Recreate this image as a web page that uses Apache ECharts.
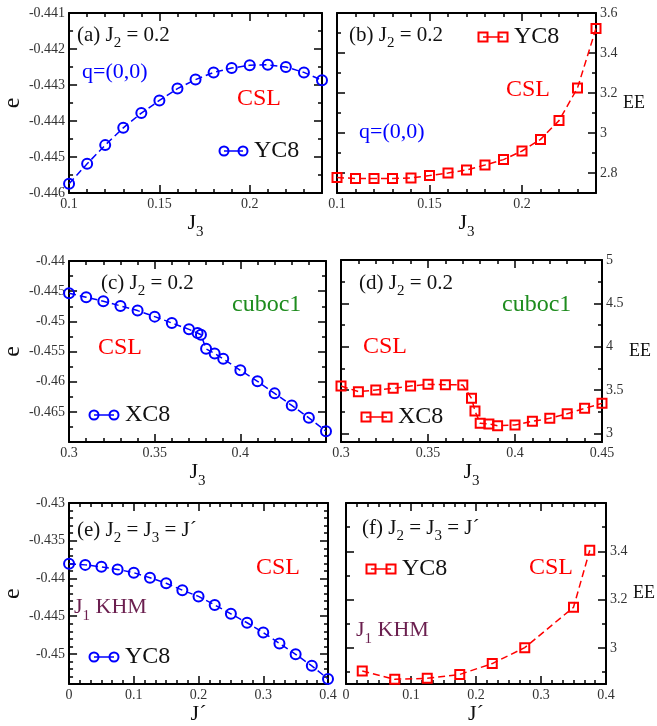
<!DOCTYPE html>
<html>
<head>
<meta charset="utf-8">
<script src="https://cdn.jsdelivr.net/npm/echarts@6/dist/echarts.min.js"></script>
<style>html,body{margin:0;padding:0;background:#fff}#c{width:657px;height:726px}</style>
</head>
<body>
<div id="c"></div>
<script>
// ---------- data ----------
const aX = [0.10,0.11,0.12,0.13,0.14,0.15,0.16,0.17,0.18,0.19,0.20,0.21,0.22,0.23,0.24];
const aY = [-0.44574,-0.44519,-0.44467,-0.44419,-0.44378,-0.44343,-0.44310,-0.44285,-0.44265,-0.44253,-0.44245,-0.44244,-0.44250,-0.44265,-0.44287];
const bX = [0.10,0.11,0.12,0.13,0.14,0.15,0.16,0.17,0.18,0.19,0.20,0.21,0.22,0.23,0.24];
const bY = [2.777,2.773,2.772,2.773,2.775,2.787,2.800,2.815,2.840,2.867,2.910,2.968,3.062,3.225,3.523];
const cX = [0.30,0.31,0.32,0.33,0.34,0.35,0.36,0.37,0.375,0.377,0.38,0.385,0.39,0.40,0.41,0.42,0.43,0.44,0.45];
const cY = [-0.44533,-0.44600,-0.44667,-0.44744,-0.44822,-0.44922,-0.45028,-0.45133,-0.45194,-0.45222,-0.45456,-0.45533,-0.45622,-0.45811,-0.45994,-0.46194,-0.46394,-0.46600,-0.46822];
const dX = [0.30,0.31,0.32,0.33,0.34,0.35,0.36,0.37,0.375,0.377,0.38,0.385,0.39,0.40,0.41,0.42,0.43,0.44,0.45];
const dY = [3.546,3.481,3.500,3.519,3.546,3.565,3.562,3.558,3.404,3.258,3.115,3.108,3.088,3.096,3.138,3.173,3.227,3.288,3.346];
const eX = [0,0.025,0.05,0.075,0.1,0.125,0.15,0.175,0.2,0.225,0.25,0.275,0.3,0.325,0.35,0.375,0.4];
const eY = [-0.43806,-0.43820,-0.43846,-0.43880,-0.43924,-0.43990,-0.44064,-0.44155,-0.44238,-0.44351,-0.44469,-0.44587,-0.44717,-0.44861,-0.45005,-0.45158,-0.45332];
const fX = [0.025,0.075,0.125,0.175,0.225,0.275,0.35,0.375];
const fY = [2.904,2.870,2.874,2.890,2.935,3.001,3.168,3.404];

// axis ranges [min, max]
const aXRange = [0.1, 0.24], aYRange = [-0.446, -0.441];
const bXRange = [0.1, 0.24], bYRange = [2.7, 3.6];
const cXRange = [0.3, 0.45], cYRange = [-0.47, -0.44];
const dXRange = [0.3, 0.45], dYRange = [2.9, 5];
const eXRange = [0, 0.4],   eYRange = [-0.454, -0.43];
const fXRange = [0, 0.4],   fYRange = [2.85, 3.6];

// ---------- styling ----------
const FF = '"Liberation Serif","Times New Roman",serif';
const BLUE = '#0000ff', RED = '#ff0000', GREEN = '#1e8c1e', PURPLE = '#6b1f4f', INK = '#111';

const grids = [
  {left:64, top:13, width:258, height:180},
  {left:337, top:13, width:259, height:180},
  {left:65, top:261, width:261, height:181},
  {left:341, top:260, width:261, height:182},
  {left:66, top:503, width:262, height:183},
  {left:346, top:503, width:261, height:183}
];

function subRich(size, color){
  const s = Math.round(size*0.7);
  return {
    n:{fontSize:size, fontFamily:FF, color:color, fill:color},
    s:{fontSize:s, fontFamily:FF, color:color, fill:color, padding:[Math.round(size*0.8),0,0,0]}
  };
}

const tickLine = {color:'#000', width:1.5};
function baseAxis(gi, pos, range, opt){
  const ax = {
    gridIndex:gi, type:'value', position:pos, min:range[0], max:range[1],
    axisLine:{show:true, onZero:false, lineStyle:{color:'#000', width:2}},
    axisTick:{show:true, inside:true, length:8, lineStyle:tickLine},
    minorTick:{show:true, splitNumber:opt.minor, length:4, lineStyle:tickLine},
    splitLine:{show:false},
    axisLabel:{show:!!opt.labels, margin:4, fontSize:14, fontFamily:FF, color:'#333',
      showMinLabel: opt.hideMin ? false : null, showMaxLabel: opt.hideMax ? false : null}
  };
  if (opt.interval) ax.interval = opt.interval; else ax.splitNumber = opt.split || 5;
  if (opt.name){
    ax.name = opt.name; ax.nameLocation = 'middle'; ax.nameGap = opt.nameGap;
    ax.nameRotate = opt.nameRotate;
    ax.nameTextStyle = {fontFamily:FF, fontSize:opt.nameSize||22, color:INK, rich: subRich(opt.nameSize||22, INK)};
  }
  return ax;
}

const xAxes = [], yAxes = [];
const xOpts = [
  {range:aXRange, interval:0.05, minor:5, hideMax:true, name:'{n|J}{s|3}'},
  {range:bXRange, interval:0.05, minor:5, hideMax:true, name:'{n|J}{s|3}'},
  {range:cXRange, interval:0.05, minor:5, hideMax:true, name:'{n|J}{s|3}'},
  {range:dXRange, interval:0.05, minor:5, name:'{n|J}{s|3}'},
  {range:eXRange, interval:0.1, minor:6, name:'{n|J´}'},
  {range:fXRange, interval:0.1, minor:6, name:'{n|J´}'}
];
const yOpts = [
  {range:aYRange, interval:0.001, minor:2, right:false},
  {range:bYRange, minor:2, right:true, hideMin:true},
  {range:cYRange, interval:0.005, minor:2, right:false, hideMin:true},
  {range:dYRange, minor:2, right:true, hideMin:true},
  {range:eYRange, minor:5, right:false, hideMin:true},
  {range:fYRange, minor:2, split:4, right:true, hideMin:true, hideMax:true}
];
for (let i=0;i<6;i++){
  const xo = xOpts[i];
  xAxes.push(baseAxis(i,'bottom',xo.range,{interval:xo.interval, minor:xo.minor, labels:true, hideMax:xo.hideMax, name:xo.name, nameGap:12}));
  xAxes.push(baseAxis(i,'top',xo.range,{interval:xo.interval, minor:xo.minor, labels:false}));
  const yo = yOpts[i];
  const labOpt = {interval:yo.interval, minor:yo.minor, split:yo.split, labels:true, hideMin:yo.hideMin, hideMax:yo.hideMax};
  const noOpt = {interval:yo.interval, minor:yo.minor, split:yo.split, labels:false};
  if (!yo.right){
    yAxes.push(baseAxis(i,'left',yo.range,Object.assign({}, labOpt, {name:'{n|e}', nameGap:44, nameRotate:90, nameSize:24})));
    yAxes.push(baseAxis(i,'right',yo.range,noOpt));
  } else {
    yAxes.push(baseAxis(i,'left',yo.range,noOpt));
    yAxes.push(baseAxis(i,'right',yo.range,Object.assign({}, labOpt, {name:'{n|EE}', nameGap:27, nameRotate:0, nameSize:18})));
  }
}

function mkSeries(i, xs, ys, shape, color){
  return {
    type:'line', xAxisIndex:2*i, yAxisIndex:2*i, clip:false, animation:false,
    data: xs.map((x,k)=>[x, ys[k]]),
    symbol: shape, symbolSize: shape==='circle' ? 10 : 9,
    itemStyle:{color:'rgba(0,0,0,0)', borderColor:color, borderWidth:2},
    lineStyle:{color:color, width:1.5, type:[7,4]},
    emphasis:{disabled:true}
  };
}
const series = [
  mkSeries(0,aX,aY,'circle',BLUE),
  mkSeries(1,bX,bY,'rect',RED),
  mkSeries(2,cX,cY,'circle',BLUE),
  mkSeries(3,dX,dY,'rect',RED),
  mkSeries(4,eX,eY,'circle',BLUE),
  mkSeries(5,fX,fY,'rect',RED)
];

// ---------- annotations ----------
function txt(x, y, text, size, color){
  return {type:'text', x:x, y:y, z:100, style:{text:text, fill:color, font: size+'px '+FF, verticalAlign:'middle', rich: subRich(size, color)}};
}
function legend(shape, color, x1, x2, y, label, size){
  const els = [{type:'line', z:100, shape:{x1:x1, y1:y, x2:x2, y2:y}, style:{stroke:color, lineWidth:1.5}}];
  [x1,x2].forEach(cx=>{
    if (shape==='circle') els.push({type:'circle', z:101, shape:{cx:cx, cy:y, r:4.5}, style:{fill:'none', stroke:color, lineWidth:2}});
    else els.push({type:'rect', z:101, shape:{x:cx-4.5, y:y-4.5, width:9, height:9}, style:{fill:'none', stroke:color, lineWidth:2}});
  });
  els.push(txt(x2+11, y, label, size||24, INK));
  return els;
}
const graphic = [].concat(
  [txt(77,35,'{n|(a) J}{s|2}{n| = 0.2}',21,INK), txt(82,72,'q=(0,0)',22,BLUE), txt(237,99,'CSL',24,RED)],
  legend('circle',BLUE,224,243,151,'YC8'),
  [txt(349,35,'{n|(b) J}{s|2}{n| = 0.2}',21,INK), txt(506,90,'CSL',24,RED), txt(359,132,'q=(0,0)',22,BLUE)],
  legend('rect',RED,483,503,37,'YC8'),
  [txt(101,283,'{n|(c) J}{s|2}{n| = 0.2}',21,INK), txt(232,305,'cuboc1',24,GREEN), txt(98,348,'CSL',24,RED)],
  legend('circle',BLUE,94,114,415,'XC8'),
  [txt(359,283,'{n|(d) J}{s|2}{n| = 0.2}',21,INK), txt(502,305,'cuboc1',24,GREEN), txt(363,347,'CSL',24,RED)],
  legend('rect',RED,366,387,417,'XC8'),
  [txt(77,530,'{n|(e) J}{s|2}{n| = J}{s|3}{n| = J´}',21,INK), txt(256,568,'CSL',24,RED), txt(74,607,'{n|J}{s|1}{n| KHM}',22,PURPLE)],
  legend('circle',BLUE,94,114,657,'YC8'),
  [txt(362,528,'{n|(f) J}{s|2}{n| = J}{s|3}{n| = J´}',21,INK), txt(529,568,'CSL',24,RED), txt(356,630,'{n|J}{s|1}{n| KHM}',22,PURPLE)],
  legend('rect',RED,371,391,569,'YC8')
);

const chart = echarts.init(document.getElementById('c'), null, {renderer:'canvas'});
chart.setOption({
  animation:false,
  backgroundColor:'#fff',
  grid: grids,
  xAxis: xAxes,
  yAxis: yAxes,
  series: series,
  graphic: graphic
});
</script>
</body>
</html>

Problem
Exactly as they appear, print the lines of the listing above from its first line through the line that contains "const BLUE = '#0000ff', RED", minus the pictures.

Result of this task
Recreate this image as a web page that uses Apache ECharts.
<!DOCTYPE html>
<html>
<head>
<meta charset="utf-8">
<script src="https://cdn.jsdelivr.net/npm/echarts@6/dist/echarts.min.js"></script>
<style>html,body{margin:0;padding:0;background:#fff}#c{width:657px;height:726px}</style>
</head>
<body>
<div id="c"></div>
<script>
// ---------- data ----------
const aX = [0.10,0.11,0.12,0.13,0.14,0.15,0.16,0.17,0.18,0.19,0.20,0.21,0.22,0.23,0.24];
const aY = [-0.44574,-0.44519,-0.44467,-0.44419,-0.44378,-0.44343,-0.44310,-0.44285,-0.44265,-0.44253,-0.44245,-0.44244,-0.44250,-0.44265,-0.44287];
const bX = [0.10,0.11,0.12,0.13,0.14,0.15,0.16,0.17,0.18,0.19,0.20,0.21,0.22,0.23,0.24];
const bY = [2.777,2.773,2.772,2.773,2.775,2.787,2.800,2.815,2.840,2.867,2.910,2.968,3.062,3.225,3.523];
const cX = [0.30,0.31,0.32,0.33,0.34,0.35,0.36,0.37,0.375,0.377,0.38,0.385,0.39,0.40,0.41,0.42,0.43,0.44,0.45];
const cY = [-0.44533,-0.44600,-0.44667,-0.44744,-0.44822,-0.44922,-0.45028,-0.45133,-0.45194,-0.45222,-0.45456,-0.45533,-0.45622,-0.45811,-0.45994,-0.46194,-0.46394,-0.46600,-0.46822];
const dX = [0.30,0.31,0.32,0.33,0.34,0.35,0.36,0.37,0.375,0.377,0.38,0.385,0.39,0.40,0.41,0.42,0.43,0.44,0.45];
const dY = [3.546,3.481,3.500,3.519,3.546,3.565,3.562,3.558,3.404,3.258,3.115,3.108,3.088,3.096,3.138,3.173,3.227,3.288,3.346];
const eX = [0,0.025,0.05,0.075,0.1,0.125,0.15,0.175,0.2,0.225,0.25,0.275,0.3,0.325,0.35,0.375,0.4];
const eY = [-0.43806,-0.43820,-0.43846,-0.43880,-0.43924,-0.43990,-0.44064,-0.44155,-0.44238,-0.44351,-0.44469,-0.44587,-0.44717,-0.44861,-0.45005,-0.45158,-0.45332];
const fX = [0.025,0.075,0.125,0.175,0.225,0.275,0.35,0.375];
const fY = [2.904,2.870,2.874,2.890,2.935,3.001,3.168,3.404];

// axis ranges [min, max]
const aXRange = [0.1, 0.24], aYRange = [-0.446, -0.441];
const bXRange = [0.1, 0.24], bYRange = [2.7, 3.6];
const cXRange = [0.3, 0.45], cYRange = [-0.47, -0.44];
const dXRange = [0.3, 0.45], dYRange = [2.9, 5];
const eXRange = [0, 0.4],   eYRange = [-0.454, -0.43];
const fXRange = [0, 0.4],   fYRange = [2.85, 3.6];

// ---------- styling ----------
const FF = '"Liberation Serif","Times New Roman",serif';
const BLUE = '#0000ff', RED = '#ff0000', GREEN = '#1e8c1e', PURPLE = '#6b1f4f', INK = '#111';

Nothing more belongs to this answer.